What the exercise asks
Print the lines of the listing below verbatim from its first line through the line bearing "const fmt = v". Any pictures are to be omitted.

Data block
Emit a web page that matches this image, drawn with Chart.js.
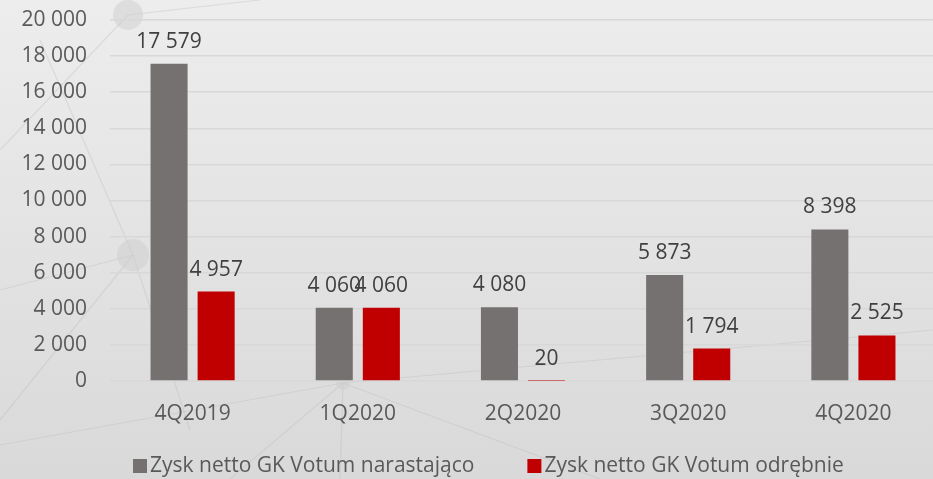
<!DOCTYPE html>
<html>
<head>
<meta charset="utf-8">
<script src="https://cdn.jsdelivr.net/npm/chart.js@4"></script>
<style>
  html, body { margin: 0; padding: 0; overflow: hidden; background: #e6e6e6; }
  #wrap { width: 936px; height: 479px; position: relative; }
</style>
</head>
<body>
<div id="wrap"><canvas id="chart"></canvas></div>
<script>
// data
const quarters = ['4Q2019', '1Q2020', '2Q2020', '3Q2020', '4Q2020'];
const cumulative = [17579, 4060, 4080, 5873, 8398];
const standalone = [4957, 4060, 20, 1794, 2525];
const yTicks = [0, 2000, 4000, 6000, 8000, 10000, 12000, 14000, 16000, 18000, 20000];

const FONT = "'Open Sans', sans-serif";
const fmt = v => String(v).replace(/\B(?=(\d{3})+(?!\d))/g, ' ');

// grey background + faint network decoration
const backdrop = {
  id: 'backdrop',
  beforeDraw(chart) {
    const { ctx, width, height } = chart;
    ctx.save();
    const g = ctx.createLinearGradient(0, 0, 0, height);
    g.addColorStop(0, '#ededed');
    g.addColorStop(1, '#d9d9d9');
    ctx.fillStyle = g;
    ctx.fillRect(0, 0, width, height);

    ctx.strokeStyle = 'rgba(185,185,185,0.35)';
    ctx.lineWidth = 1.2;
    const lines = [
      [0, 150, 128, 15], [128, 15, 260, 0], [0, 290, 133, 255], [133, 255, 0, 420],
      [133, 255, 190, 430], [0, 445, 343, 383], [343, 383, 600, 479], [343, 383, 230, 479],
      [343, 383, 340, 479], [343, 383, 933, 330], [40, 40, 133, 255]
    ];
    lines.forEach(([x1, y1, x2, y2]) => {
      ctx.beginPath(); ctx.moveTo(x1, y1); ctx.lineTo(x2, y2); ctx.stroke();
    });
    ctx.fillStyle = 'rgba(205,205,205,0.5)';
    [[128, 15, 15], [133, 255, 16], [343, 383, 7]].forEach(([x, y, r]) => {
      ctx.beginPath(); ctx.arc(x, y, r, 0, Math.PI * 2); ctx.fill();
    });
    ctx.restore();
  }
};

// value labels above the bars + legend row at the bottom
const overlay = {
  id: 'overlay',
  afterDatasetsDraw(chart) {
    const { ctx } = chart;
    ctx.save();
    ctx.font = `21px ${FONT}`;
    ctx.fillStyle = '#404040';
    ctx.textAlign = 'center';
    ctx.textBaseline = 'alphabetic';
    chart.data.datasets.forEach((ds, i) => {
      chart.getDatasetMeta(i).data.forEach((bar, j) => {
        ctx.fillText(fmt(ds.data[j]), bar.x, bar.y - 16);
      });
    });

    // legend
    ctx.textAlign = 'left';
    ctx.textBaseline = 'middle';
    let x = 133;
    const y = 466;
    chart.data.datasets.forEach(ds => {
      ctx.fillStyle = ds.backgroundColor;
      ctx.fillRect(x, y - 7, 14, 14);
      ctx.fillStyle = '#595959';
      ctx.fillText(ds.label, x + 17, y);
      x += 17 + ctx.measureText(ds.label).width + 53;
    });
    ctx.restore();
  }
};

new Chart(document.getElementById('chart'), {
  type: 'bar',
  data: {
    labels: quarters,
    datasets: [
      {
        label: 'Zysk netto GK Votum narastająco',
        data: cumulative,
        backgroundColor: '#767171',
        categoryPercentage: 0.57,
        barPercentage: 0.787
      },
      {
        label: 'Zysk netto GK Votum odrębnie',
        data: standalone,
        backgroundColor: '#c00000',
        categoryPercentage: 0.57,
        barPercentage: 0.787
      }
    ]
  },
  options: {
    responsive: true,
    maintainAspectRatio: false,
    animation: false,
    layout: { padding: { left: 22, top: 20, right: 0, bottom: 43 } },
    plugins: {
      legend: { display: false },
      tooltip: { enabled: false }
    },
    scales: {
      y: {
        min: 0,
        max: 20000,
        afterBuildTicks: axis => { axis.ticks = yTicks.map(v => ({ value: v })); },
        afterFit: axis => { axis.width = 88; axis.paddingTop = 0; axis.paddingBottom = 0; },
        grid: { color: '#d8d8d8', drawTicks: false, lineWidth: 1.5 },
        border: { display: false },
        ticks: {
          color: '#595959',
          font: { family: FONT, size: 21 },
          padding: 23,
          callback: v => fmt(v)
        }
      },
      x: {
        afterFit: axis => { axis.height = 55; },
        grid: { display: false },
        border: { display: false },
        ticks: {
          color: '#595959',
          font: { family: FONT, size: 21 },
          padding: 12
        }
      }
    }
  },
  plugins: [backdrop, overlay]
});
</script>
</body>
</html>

The output
Emit a web page that matches this image, drawn with Chart.js.
<!DOCTYPE html>
<html>
<head>
<meta charset="utf-8">
<script src="https://cdn.jsdelivr.net/npm/chart.js@4"></script>
<style>
  html, body { margin: 0; padding: 0; overflow: hidden; background: #e6e6e6; }
  #wrap { width: 936px; height: 479px; position: relative; }
</style>
</head>
<body>
<div id="wrap"><canvas id="chart"></canvas></div>
<script>
// data
const quarters = ['4Q2019', '1Q2020', '2Q2020', '3Q2020', '4Q2020'];
const cumulative = [17579, 4060, 4080, 5873, 8398];
const standalone = [4957, 4060, 20, 1794, 2525];
const yTicks = [0, 2000, 4000, 6000, 8000, 10000, 12000, 14000, 16000, 18000, 20000];

const FONT = "'Open Sans', sans-serif";
const fmt = v => String(v).replace(/\B(?=(\d{3})+(?!\d))/g, ' ');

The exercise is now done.